Ist das nicht herrlich? In Afghanistan sterben (nicht nur) deutsche Soldaten, die Bundeswehr (und mit ihr die Bundeswehrstandorte) steht vor der größten Umstrukturierung ihrer Geschichte, und die Öffentlichkeit muss sich damit auseinandersetzen, ob der Verteidigungsminister geschummelt hat.
Interessant ist an dieser ganzen Geschichte das Verteidungsmuster, in das der Freiherr jedesmal verfällt, wenn es darum geht, persönlich Verantwortung zu übernehmen. So z.B. in der Kundus-Affäre, in der mindestens 90 Zivilisten bei dem von Deutschen angeordneten Angriff auf von Taliban gestohlene Tanklastzüge ums Leben kamen. Erste Reaktion: „Ich stelle mich medienwirksam hinter meine Truppe, indem ich erkläre, dass dieser Angriff militärisch notwendig war.“ Zweite Reaktion, als diese Sichtweise nicht mehr zu halten ist: „Wie komme ich da wieder raus? Ach ja — mir sind Informationen vorenthalten worden; dann müssen natürlich Köpfe rollen, aber es ist immerhin nicht meiner.“ (Jedem Lehrer ist dieser Reflex sattsam bekannt: „Die Hausaufgaben konnte ich nicht machen, mir hat keiner gesagt, was auf war.“)

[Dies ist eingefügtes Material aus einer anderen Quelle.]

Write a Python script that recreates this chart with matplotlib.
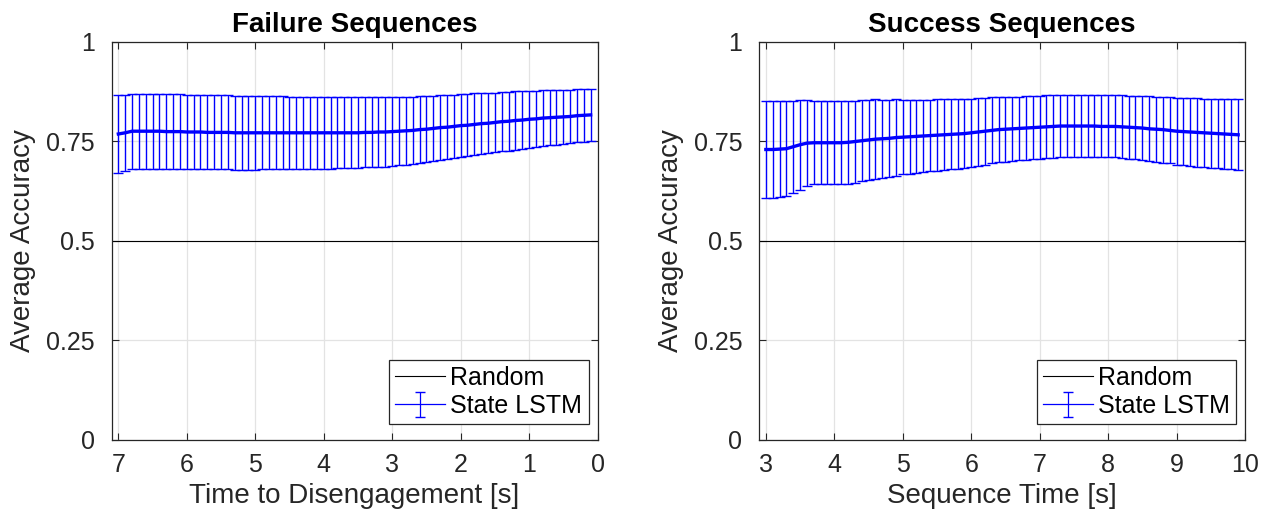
import numpy as np
import matplotlib
matplotlib.use("Agg")
import matplotlib.pyplot as plt
from matplotlib.container import ErrorbarContainer
from matplotlib.legend_handler import HandlerErrorbar

plt.rcParams['font.family'] = ['Liberation Sans', 'DejaVu Sans']

# ---- data ----
fail_time = [7.0, 6.9, 6.8, 6.7, 6.6, 6.5, 6.4, 6.3, 6.2, 6.1,
             6.0, 5.9, 5.8, 5.7, 5.6, 5.5, 5.4, 5.3, 5.2, 5.1,
             5.0, 4.9, 4.8, 4.7, 4.6, 4.5, 4.4, 4.3, 4.2, 4.1,
             4.0, 3.9, 3.8, 3.7, 3.6, 3.5, 3.4, 3.3, 3.2, 3.1,
             3.0, 2.9, 2.8, 2.7, 2.6, 2.5, 2.4, 2.3, 2.2, 2.1,
             2.0, 1.9, 1.8, 1.7, 1.6, 1.5, 1.4, 1.3, 1.2, 1.1,
             1.0, 0.9, 0.8, 0.7, 0.6, 0.5, 0.4, 0.3, 0.2, 0.1]
fail_mean = [0.768, 0.771, 0.775, 0.775, 0.775, 0.775, 0.775, 0.774, 0.774, 0.774,
             0.773, 0.773, 0.773, 0.772, 0.772, 0.772, 0.772, 0.771, 0.771, 0.771,
             0.771, 0.771, 0.771, 0.771, 0.771, 0.771, 0.771, 0.771, 0.771, 0.771,
             0.771, 0.771, 0.771, 0.771, 0.771, 0.771, 0.772, 0.772, 0.773, 0.773,
             0.774, 0.775, 0.776, 0.777, 0.779, 0.780, 0.782, 0.784, 0.785, 0.787,
             0.789, 0.790, 0.792, 0.794, 0.795, 0.797, 0.799, 0.800, 0.802, 0.803,
             0.805, 0.806, 0.808, 0.809, 0.810, 0.811, 0.812, 0.814, 0.815, 0.816]
fail_std = [0.099, 0.096, 0.094, 0.094, 0.094, 0.094, 0.094, 0.094, 0.094, 0.094,
            0.093, 0.093, 0.093, 0.093, 0.093, 0.093, 0.093, 0.093, 0.093, 0.093,
            0.093, 0.092, 0.092, 0.092, 0.092, 0.091, 0.091, 0.091, 0.090, 0.090,
            0.090, 0.090, 0.089, 0.089, 0.089, 0.089, 0.088, 0.088, 0.088, 0.087,
            0.087, 0.086, 0.085, 0.085, 0.084, 0.083, 0.082, 0.081, 0.081, 0.080,
            0.079, 0.078, 0.078, 0.077, 0.076, 0.075, 0.075, 0.074, 0.073, 0.072,
            0.071, 0.071, 0.070, 0.069, 0.069, 0.068, 0.067, 0.067, 0.066, 0.065]

succ_time = [3.0, 3.1, 3.2, 3.3, 3.4, 3.5, 3.6, 3.7, 3.8, 3.9,
             4.0, 4.1, 4.2, 4.3, 4.4, 4.5, 4.6, 4.7, 4.8, 4.9,
             5.0, 5.1, 5.2, 5.3, 5.4, 5.5, 5.6, 5.7, 5.8, 5.9,
             6.0, 6.1, 6.2, 6.3, 6.4, 6.5, 6.6, 6.7, 6.8, 6.9,
             7.0, 7.1, 7.2, 7.3, 7.4, 7.5, 7.6, 7.7, 7.8, 7.9,
             8.0, 8.1, 8.2, 8.3, 8.4, 8.5, 8.6, 8.7, 8.8, 8.9,
             9.0, 9.1, 9.2, 9.3, 9.4, 9.5, 9.6, 9.7, 9.8, 9.9]
succ_mean = [0.729, 0.729, 0.730, 0.731, 0.736, 0.741, 0.745, 0.746, 0.746, 0.746,
             0.746, 0.746, 0.747, 0.749, 0.751, 0.753, 0.755, 0.756, 0.757, 0.759,
             0.760, 0.761, 0.762, 0.763, 0.764, 0.765, 0.766, 0.767, 0.768, 0.769,
             0.771, 0.773, 0.775, 0.777, 0.779, 0.780, 0.781, 0.782, 0.783, 0.784,
             0.785, 0.786, 0.787, 0.788, 0.788, 0.788, 0.788, 0.788, 0.788, 0.787,
             0.787, 0.787, 0.786, 0.785, 0.784, 0.783, 0.781, 0.780, 0.779, 0.777,
             0.775, 0.774, 0.773, 0.772, 0.771, 0.770, 0.769, 0.768, 0.767, 0.766]
succ_std = [0.121, 0.121, 0.120, 0.119, 0.116, 0.113, 0.108, 0.104, 0.104, 0.104,
            0.104, 0.104, 0.104, 0.103, 0.102, 0.101, 0.100, 0.098, 0.097, 0.096,
            0.093, 0.093, 0.092, 0.091, 0.090, 0.090, 0.089, 0.088, 0.087, 0.087,
            0.086, 0.085, 0.084, 0.083, 0.082, 0.082, 0.081, 0.080, 0.080, 0.079,
            0.079, 0.079, 0.079, 0.079, 0.079, 0.079, 0.079, 0.078, 0.078, 0.078,
            0.078, 0.078, 0.079, 0.079, 0.080, 0.081, 0.082, 0.082, 0.083, 0.083,
            0.084, 0.085, 0.085, 0.086, 0.086, 0.087, 0.087, 0.088, 0.088, 0.089]

random_level = 0.5
y_ticks = [0, 0.25, 0.5, 0.75, 1]
y_ticklabels = ['0', '0.25', '0.5', '0.75', '1']

panels = [
    dict(title='Failure Sequences', xlabel='Time to Disengagement [s]',
         x=fail_time, m=fail_mean, s=fail_std, xlim=(7.1, 0.0),
         xticks=[7, 6, 5, 4, 3, 2, 1, 0]),
    dict(title='Success Sequences', xlabel='Sequence Time [s]',
         x=succ_time, m=succ_mean, s=succ_std, xlim=(2.9, 10.0),
         xticks=[3, 4, 5, 6, 7, 8, 9, 10]),
]

W, H = 1273, 519
fig = plt.figure(figsize=(W / 100, H / 100), dpi=100)
ax_w = 486 / W
ax_h = (439.5 - 41.7) / H
ax_b = 1 - 439.5 / H
axes_rects = [[111.5 / W, ax_b, ax_w, ax_h], [759 / W, ax_b, ax_w, ax_h]]

dark = '#262626'


def thin(legend_handle, orig_handle):
    legend_handle.update_from(orig_handle)
    try:
        legend_handle.set_linewidth(0.9)
    except Exception:
        pass


for rect, p in zip(axes_rects, panels):
    ax = fig.add_axes(rect)
    x = np.array(p['x'])
    ax.plot(p['xlim'], [random_level, random_level], color='black', lw=0.8,
            label='Random', zorder=2)
    ax.errorbar(x, p['m'], yerr=p['s'], color=(0, 0, 1), lw=2.4,
                elinewidth=1.0, capsize=3.3, capthick=1.0,
                label='State LSTM', zorder=3)
    ax.set_xlim(p['xlim'])
    ax.set_ylim(0, 1)
    ax.set_xticks(p['xticks'])
    ax.set_xticklabels([str(t) for t in p['xticks']])
    ax.set_yticks(y_ticks)
    ax.set_yticklabels(y_ticklabels)
    ax.grid(True, color='#e3e3e3', lw=0.9)
    ax.set_axisbelow(True)
    ax.tick_params(direction='in', top=True, right=True, length=5,
                   labelsize=18, colors=dark, width=0.8)
    ax.tick_params(axis='x', pad=10)
    ax.tick_params(axis='y', pad=12)
    for sp in ax.spines.values():
        sp.set_color(dark)
        sp.set_linewidth(0.9)
    ax.set_title(p['title'], fontsize=20, fontweight='bold', color='black', pad=7)
    ax.set_xlabel(p['xlabel'], fontsize=20, color=dark, labelpad=4)
    ax.set_ylabel('Average Accuracy', fontsize=20, color=dark, labelpad=7)
    h, l = ax.get_legend_handles_labels()
    leg = ax.legend(h, l, loc='lower right', bbox_to_anchor=(1 - 9 / 486, 15.5 / 398),
                    fontsize=18, frameon=True, fancybox=False, edgecolor=dark,
                    framealpha=1, handlelength=2.0, handletextpad=0.2,
                    borderpad=0.25, labelspacing=0.15, borderaxespad=0.0,
                    handler_map={ErrorbarContainer: HandlerErrorbar(update_func=thin)})
    leg.get_frame().set_linewidth(0.9)

fig.savefig('out.png', dpi=100)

Man vergleiche seine Reaktionen zu den Plagiatsvorwürfen: Zunächst erst einmal Stillschweigen; schließlich hat man als Verteidigungsminister Wichtigeres zu tun. Wahrscheinlich war sein erster Impuls, ähnlich wie in der Kundus-Affäre zu verfahren: „Für die Fehler in der Doktorarbeit kann ich nichts, schließlich wurde sie von XY geschr… Upps.“
Deshalb nun eine neue Strategie, eine Presse-Erklärung vor ausgewählten Journalisten: Sehr schön zunächst der medienwirksame Einfall, den Doktortitel „ruhen“ zu lassen — so zeigt man Initiative! Aber auch die vorgeschaltete Erklärung hat es in sich: Ja, er habe Fehler gemacht; er bedauere jeden einzelnen zutiefst, aber seine Arbeit sei kein Plagiat. Bei so einer umfangreichen Arbeit, die parallel zu seinen Aufgaben als Bundestagsabgeordneter und Familienvater angefertigt wurde (man beachte das Passiv, das er fast durchgehend verwendet), könne schon mal die ein oder andere Fußnote verrutschen. (Auch hier wieder erstaunliche Parallelen zum Unterrichtsalltag an deutschen Schulen: Was, das halbe Referat ist Copy-and-Paste aus der Wikipedia? Also bei den Anforderungen, die derzeit an Schüler gestellt werden, kann es doch schon mal passieren, dass die Quellenangabe vergessen wurde. Außerdem hat es einem doch niemand richtig gesagt, dass man das so nicht machen darf.)
Abgesehen davon, dass es äußerst schwierig ist zu glauben, dass bei all den Passagen, die auf GuttenPlag aufgelistet wurden, die Quellenangaben durch den Druckfehlerteufel verschwunden sind, muss man sich fragen, wie jemand mit einem so ostentativ zur Schau gestellten Nichwissen in Bezug auf wissenschaftliches Arbeiten überhaupt bis zur Promotion gelangt ist: Doch, es ist ein Plagiat, wenn ich Zitate dieses Umfanges nicht kenntlich mache. Und wenn ich zu blöd dazu bin, dann fehlt mir schlicht und einfach die Eignung zum Studium.
Aber so kann man das natürlich nicht sehen. Ja, man hat Fehler gemacht. Ja, diese Fehler sind bedauerlich, aber in der Summe kann man dies doch dem armen Karl-Theodor nicht vorwerfen. Schließlich hat er sich zu der Zeit in äußerst schwierigen Lebensumständen befunden. Durch diese Argumentationsweise hat unser guter KT der Bedeutung „Verteidigungsminister“ eine interessante neue Dimensionen hinzugefügt, die ihm Generationen von Schülern danken werden.